A personalised exam prep plan from day one
When you sign up, Atom builds your child a personalised plan around your specific target schools, their current level, and the time available before exam day.
It covers English, maths, verbal and non-verbal reasoning, with each topic introduced in a logical order so that every new concept builds on what your child has already mastered, updated week by week.
You don't need to research what to cover or figure out the right sequence. Atom maps it all out for you and your child.
Learning islands: see exactly where your child is
Atom's learning islands are how your child works through their preparation plan each week.

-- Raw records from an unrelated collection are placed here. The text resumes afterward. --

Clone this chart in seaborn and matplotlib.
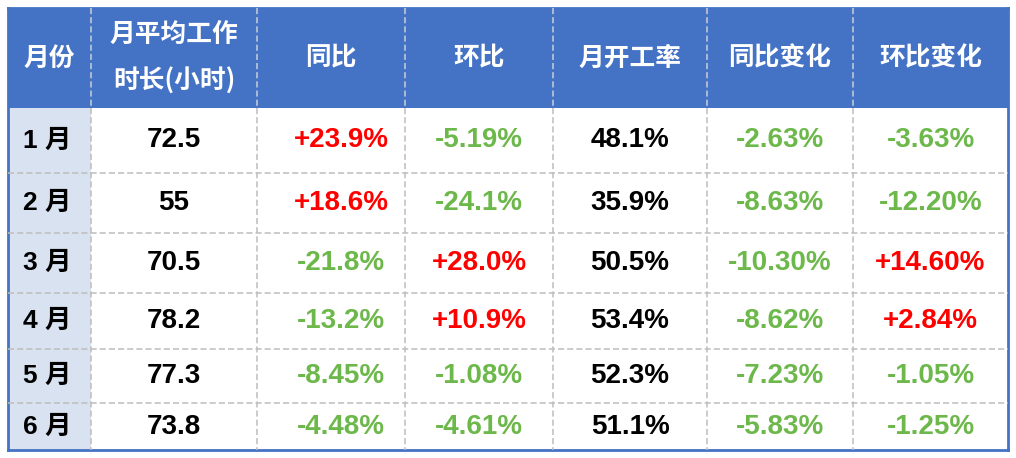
import numpy as np
import pandas as pd
import matplotlib
matplotlib.use("Agg")
import matplotlib.pyplot as plt
from matplotlib.colors import ListedColormap
from matplotlib.transforms import offset_copy
import seaborn as sns

# ---- data ----
headers = ["月份", "月平均工作\n时长(小时)", "同比", "环比", "月开工率", "同比变化", "环比变化"]
months = ["1 月", "2 月", "3 月", "4 月", "5 月", "6 月"]
avg_hours = ["72.5", "55", "70.5", "78.2", "77.3", "73.8"]
yoy = ["+23.9%", "+18.6%", "-21.8%", "-13.2%", "-8.45%", "-4.48%"]
mom = ["-5.19%", "-24.1%", "+28.0%", "+10.9%", "-1.08%", "-4.61%"]
utilization = ["48.1%", "35.9%", "50.5%", "53.4%", "52.3%", "51.1%"]
yoy_change = ["-2.63%", "-8.63%", "-10.30%", "-8.62%", "-7.23%", "-5.83%"]
mom_change = ["-3.63%", "-12.20%", "+14.60%", "+2.84%", "-1.05%", "-1.25%"]

columns = [months, avg_hours, yoy, mom, utilization, yoy_change, mom_change]
colored_cols = {2, 3, 5, 6}

# ---- layout ----
W, H, DPI = 1016, 458, 100
x_edges = [8, 91, 257, 405, 553, 707, 853, 1008]
y_edges = [8, 108, 173, 233, 293, 349, 403, 450]
body_x_shift_px = [-2, 0, 10, 0, 0, 0, 0]

HEADER_BG = "#4472C4"
FIRST_COL_BG = "#D9E2F1"
BODY_BG = "#FFFFFF"
RED = "#FF0000"
GREEN = "#6DB84A"

sns.set_theme(style="white")
plt.rcParams["font.family"] = ["Noto Sans CJK SC", "DejaVu Sans"]

fig = plt.figure(figsize=(W / DPI, H / DPI), dpi=DPI)
ax = fig.add_axes([x_edges[0] / W, 1 - y_edges[-1] / H,
                   (x_edges[-1] - x_edges[0]) / W, (y_edges[-1] - y_edges[0]) / H])

nrows = len(months) + 1
ncols = len(headers)
kind = np.full((nrows, ncols), 2)
kind[0, :] = 0
kind[1:, 0] = 1
df = pd.DataFrame(kind)

sns.heatmap(df, ax=ax, cmap=ListedColormap([HEADER_BG, FIRST_COL_BG, BODY_BG]),
            vmin=-0.5, vmax=2.5, cbar=False, xticklabels=False, yticklabels=False,
            linewidths=0)

# map cell indices to pixel positions (unequal column widths / row heights)
xi = np.arange(ncols + 1, dtype=float)
yi = np.arange(nrows + 1, dtype=float)
xp = np.array(x_edges, dtype=float)
yp = np.array(y_edges, dtype=float)
ax.set_xscale("function", functions=(lambda v: np.interp(v, xi, xp),
                                     lambda p: np.interp(p, xp, xi)))
ax.set_yscale("function", functions=(lambda v: np.interp(v, yi, yp),
                                     lambda p: np.interp(p, yp, yi)))
ax.set_xlim(0, ncols)
ax.set_ylim(nrows, 0)
ax.set_xticks([])
ax.set_yticks([])
ax.set_xlabel("")
ax.set_ylabel("")

# dashed grid
ax.vlines(np.arange(1, ncols), 0, 1, colors="#C9CFDA", linestyles=(0, (4, 2)), lw=1.1, zorder=3)
ax.vlines(np.arange(1, ncols), 1, nrows, colors="#BDBDBD", linestyles=(0, (4, 2)), lw=1.1, zorder=3)
ax.hlines(np.arange(2, nrows), 0, ncols, colors="#BDBDBD", linestyles=(0, (4, 2)), lw=1.1, zorder=3)

for s in ax.spines.values():
    s.set_visible(True)
    s.set_color(HEADER_BG)
    s.set_linewidth(2)

cjk = ["Noto Sans CJK SC", "DejaVu Sans"]
num_family = ["Liberation Sans", "Noto Sans CJK SC", "DejaVu Sans"]

# header text
for j, h in enumerate(headers):
    ax.text(j + 0.5, 0.5, h, ha="center", va="center", color="white",
            fontsize=18.5, fontweight="heavy", linespacing=1.95,
            family=cjk, zorder=4)

# body text
for j, col in enumerate(columns):
    tr = offset_copy(ax.transData, fig=fig, x=body_x_shift_px[j] * 72 / DPI, y=0, units="points")
    for i, val in enumerate(col):
        color = "black"
        if j in colored_cols:
            color = RED if val.startswith("+") else GREEN
        if j == 0:
            ax.text(j + 0.5, i + 1.5, val, ha="center", va="center", color="black",
                    fontsize=19, fontweight="heavy", family=num_family,
                    transform=tr, zorder=4)
        else:
            ax.text(j + 0.5, i + 1.5, val, ha="center", va="center", color=color,
                    fontsize=20, fontweight="bold", family=num_family,
                    transform=tr, zorder=4)

fig.savefig("out.png", dpi=DPI, facecolor="white")
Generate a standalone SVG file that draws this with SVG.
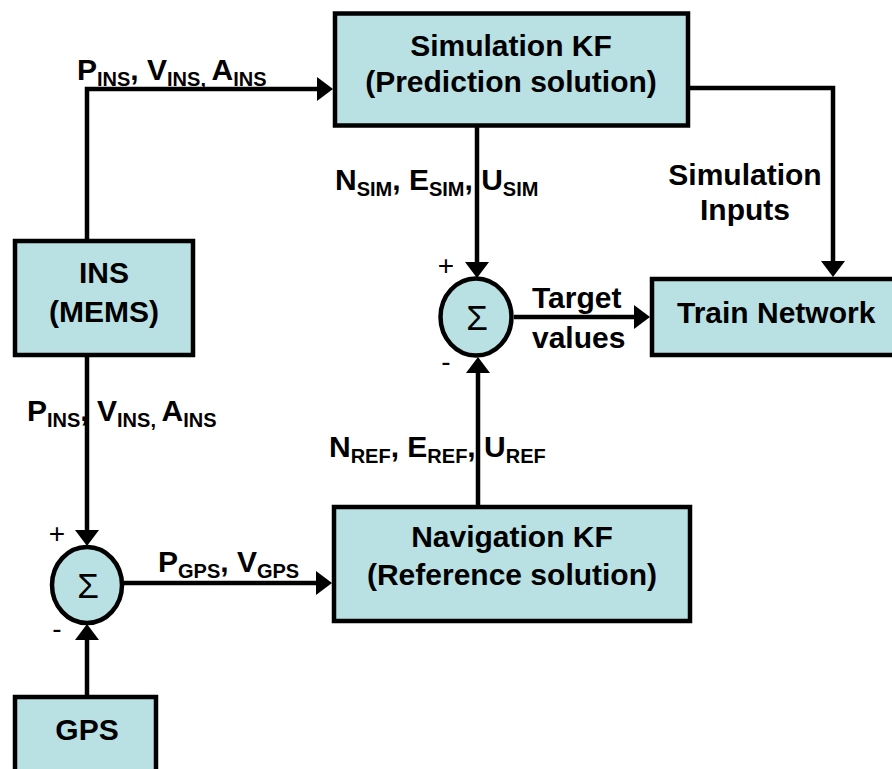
<svg xmlns="http://www.w3.org/2000/svg" width="892" height="769" viewBox="0 0 892 769">
  <defs>
    <marker id="arrow" markerUnits="userSpaceOnUse" markerWidth="16" markerHeight="24" refX="0" refY="12" orient="auto" overflow="visible">
      <path d="M0,0 L16,12 L0,24 Z" fill="#000"/>
    </marker>
    <style>
      .box { fill: #b9e0e3; stroke: #000; stroke-width: 4.5; }
      .sum { fill: #b9e0e3; stroke: #000; stroke-width: 4.5; }
      .wire { fill: none; stroke: #000; stroke-width: 4.5; marker-end: url(#arrow); }
      text { font-family: "Liberation Sans", Arial, sans-serif; font-weight: bold; fill: #000; }
      .t { font-size: 30px; }
      .c { text-anchor: middle; }
      .sub { font-size: 20px; }
      .sign { font-size: 28px; font-weight: normal; text-anchor: middle; }
      .sigma { font-size: 35px; font-weight: normal; text-anchor: middle; }
    </style>
  </defs>

  <!-- connectors -->
  <g id="connectors">
    <path class="wire" d="M87,239 V89 H317"/>
    <path class="wire" d="M477,127 V262"/>
    <path class="wire" d="M690,88 H833 V261"/>
    <path class="wire" d="M514,317 H634"/>
    <path class="wire" d="M478,505 V373"/>
    <path class="wire" d="M87,357 V530"/>
    <path class="wire" d="M87,695 V640"/>
    <path class="wire" d="M124,583 H316"/>
  </g>

  <!-- edge labels and summing-junction signs -->
  <g id="labels">
    <text class="t" x="77" y="80">P<tspan class="sub" dy="6">INS</tspan><tspan dy="-6">, V</tspan><tspan class="sub" dy="6">INS, </tspan><tspan dy="-6">A</tspan><tspan class="sub" dy="6">INS</tspan></text>
    <text class="t" x="335" y="190">N<tspan class="sub" dy="6">SIM</tspan><tspan dy="-6">, E</tspan><tspan class="sub" dy="6">SIM</tspan><tspan dy="-6">, U</tspan><tspan class="sub" dy="6">SIM</tspan></text>
    <text class="t c" x="745" y="185">Simulation</text>
    <text class="t c" x="745" y="220">Inputs</text>
    <text class="t" x="532" y="308">Target</text>
    <text class="t" x="532" y="348">values</text>
    <text class="t" x="27" y="421">P<tspan class="sub" dy="6">INS</tspan><tspan dy="-6">, V</tspan><tspan class="sub" dy="6">INS, </tspan><tspan dy="-6">A</tspan><tspan class="sub" dy="6">INS</tspan></text>
    <text class="t" x="329" y="457">N<tspan class="sub" dy="6">REF</tspan><tspan dy="-6">, E</tspan><tspan class="sub" dy="6">REF</tspan><tspan dy="-6">, U</tspan><tspan class="sub" dy="6">REF</tspan></text>
    <text class="t" x="158" y="572">P<tspan class="sub" dy="6">GPS</tspan><tspan dy="-6">, V</tspan><tspan class="sub" dy="6">GPS</tspan></text>
    <text class="sign" x="446" y="275">+</text>
    <text class="sign" x="446" y="371">-</text>
    <text class="sign" x="57" y="543">+</text>
    <text class="sign" x="57" y="638">-</text>
  </g>

  <g id="simulation-kf">
    <rect class="box" x="335" y="13.5" width="353" height="112"/>
    <text class="t c" x="511" y="56">Simulation KF</text>
    <text class="t c" x="511" y="92">(Prediction solution)</text>
  </g>

  <g id="ins">
    <rect class="box" x="15" y="241" width="178" height="114"/>
    <text class="t c" x="104" y="283">INS</text>
    <text class="t c" x="104" y="322">(MEMS)</text>
  </g>

  <g id="sum-target">
    <ellipse class="sum" cx="476" cy="317" rx="35.5" ry="38.5"/>
    <text class="sigma" x="477" y="330">Σ</text>
  </g>

  <g id="train-network">
    <rect class="box" x="652" y="279" width="260" height="76"/>
    <text class="t" x="677" y="323">Train Network</text>
  </g>

  <g id="navigation-kf">
    <rect class="box" x="334" y="507" width="356" height="114"/>
    <text class="t c" x="512" y="547">Navigation KF</text>
    <text class="t c" x="512" y="585">(Reference solution)</text>
  </g>

  <g id="sum-gps">
    <ellipse class="sum" cx="87" cy="585" rx="35" ry="38"/>
    <text class="sigma" x="88" y="598">Σ</text>
  </g>

  <g id="gps">
    <rect class="box" x="15" y="697" width="141" height="100"/>
    <text class="t c" x="87" y="740">GPS</text>
  </g>
</svg>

Each island focuses on a specific concept, so progress is built topic by topic rather than subject by subject. As a parent, you can see exactly which islands your child has completed, giving you a much clearer picture than a general sense of how they're getting on. Rather than a vague feeling that maths is going well or could do with more attention, you can see precisely which concepts have clicked and which ones just need a little more time.
And for your child, they're genuinely engaging. The bite-sized format keeps sessions feeling manageable rather than overwhelming, and for many children they quickly become a habit in their own right.

Parent dashboard: the full picture, updated after every session
The parent dashboard gives you a clear view of how your child is progressing across every subject and every topic. You can see at a glance where confidence is building and where a little more focus would help, tracked against a benchmark based on children accepted to your target school.
It's the weekly reassurance you need to know your child is on track for the 11+.
This is what Year 4 is for
The families who find Year 5 manageable didn't do more. They started earlier, stayed consistent, and arrived with the foundations already in place: a working routine, a clear picture of their child's strengths and gaps, and a plan that had already covered a meaningful portion of the curriculum.
That's what Year 4 is for. And what gets built along the way is something that outlasts the exam entirely: a child who knows that showing up for something difficult, day after day, actually works. That's the real prize.